Nous étions alors en l’an 2000 globalement excités par les promesses d’un nouveau millénaire naissant. Un économiste du Pérou, Hernando de Soto, publia la même année un essai troublant: Le Mystère du capital, avec ce dérangeant sous-titre: Pourquoi le capitalisme triomphe à l’Ouest et échoue partout ailleurs. Son constat mettait en lumière un véritable problème, mais la technologie n’offrait malheureusement pas encore un moyen réaliste d’y remédier efficacement. Vingt ans plus tard, les années 2020 qui se pointent avec l’Internet sa technologie de la blockchain offrent enfin une option afin de solutionner le défi de ce qu’il appelait le « capital mort ». Des millions de gens pourraient trouver là un outil pour sortir de la pauvreté.
Le « capital mort », c’est tout ce que des gens possèdent sans pouvoir le prouver. Ce qui est le cas de bien des gens dans les pays les plus pauvres de la planète, souffrant de l’absence de systèmes fiables garantissant les droits de propriété. En 2000, l’économiste de Soto évaluait le montant total de ce « capital mort » à 9 300 milliards $US. Ainsi pénalisées, ces populations sont pourtant en possession de fait d’une maison, d’un terrain, d’un troupeau, etc. Mais n’ayant, pour aucun de ces actifs, les titres de propriété, ils se trouvent dans l’impossibilité d’officiellement les vendre ou de transmettre tout ou partie de ces biens, de les louer ou de les faire fructifier facilement. Ce qui justifie le qualificatif de capital « mort ». Ces gens sont donc pénalisés à rester hors du vaste marché capitaliste, sans pouvoir profiter de sa croissance.
Récemment, la blockchain a remis cette théorie sur le devant de la scène. Voilà une solution simple et peu coûteuse pour résoudre le problème. Et au moins trois pays déjà voient des innovateurs utiliser la blockchain pour enregistrer des titres de propriété immobilière en s’inspirant directement des idées de l’économiste péruvien.
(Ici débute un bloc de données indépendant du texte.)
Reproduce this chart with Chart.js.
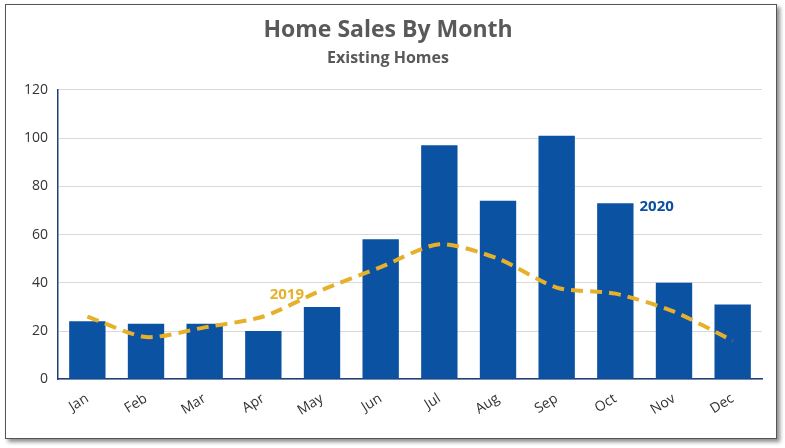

Au Ghana, c’est l’ONG Bitland, lancée en 2014, qui applique l’idée. La blockchain Bitcoin y est utilisée depuis octobre 2016 pour offrir le service de cadastre via un bureau couvrant 28 communautés locales de la métropole de Kumasi, en collaboration avec le gouvernement. Et après ce premier projet-pilote au Ghana, Bitland visait ensuite le Nigeria pour y ouvrir un centre à Lagos dès 2017.
Au Honduras, c’est une entreprise du Texas, Factom, qui opère pareillement depuis 2015.
Et en avril 2016, Hernando de Soto lui-même annonçait un partenariat entre le ministère de la Justice de la Georgie et BitFury, une société technologique californienne chargée de concevoir et piloter un tel programme avec la blockchain. Blockchain qui, incidemment, sera utilisée comme un service de notaire, mais presque gratuitement.
« L’enregistrement d’un acte de vente d’un bien immobilier peut se faire à distance, avec un smartphone, pour un coût de transaction de 0,05 à 0,1 $ seulement« , avançait Valery Vavilov, le président de BitFury, en interview avec le magazine Forbes.
Un coût de 0,05 $ c’est mille, voire 5 000 fois moins que les frais habituels d’un notaire. Oui, la lutte au « capital mort » grâce à la blockchain pourrait bien signer la mort de cette profession séculaire!
Mais le rêve d’Hernando de Soto devient réalité: offrir des opportunités économiques à tous, même les plus pauvres du monde capitaliste.